Article ID: | iaor20012655 |
Country: | United Kingdom |
Volume: | 1 |
Issue: | 2 |
Start Page Number: | 107 |
End Page Number: | 131 |
Publication Date: | Apr 1999 |
Journal: | International Journal of Mathematical Algorithms |
Authors: | Yuceer Umit |
Keywords: | programming: dynamic, programming: integer |
An operational inventory problem arises during the transportation and delivery of several products, which cannot be mixed, jointly in a single vehicle from a source to a destination. Products are contained in different compartments of the vehicle to prevent mixing. The total inventory costs including holding costs and the joint ordering cost should be minimized under the condition that the delivery quantities of the products should last until the next delivery and only one product can occupy each compartment of the vehicle. We call this a multi-product inventory loading problem. A nonlinear mixed binary model for the multi-product inventory problem is developed. The solution method is based on simultaneously exploring the primal and dual structures derived from the Lagrangian relaxation.
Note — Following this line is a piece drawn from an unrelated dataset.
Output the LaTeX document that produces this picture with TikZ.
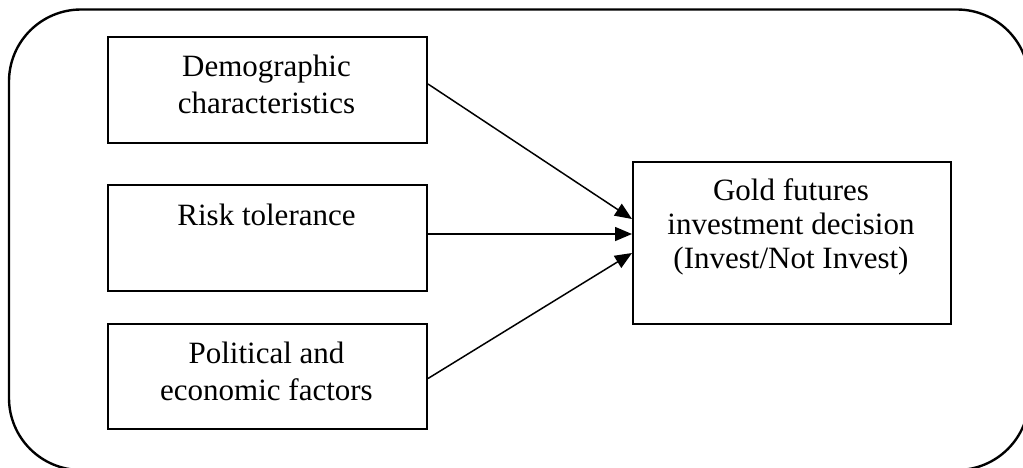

Subsetsum problems, a special class of knapsack problems, are obtained as subproblems to the partial Lagrangian. An efficient algorithm with some heuristic rules to find the optimal solution is developed and its convergence in a finite number of steps is proven. Dynamic programming can solve such a problem but proves to be very time consuming. An initial solution finding method is also provided. The model and the solution technique is illustrated on an example problem. Several randomly chosen problems are run to demonstrate the efficiency of the algorithm.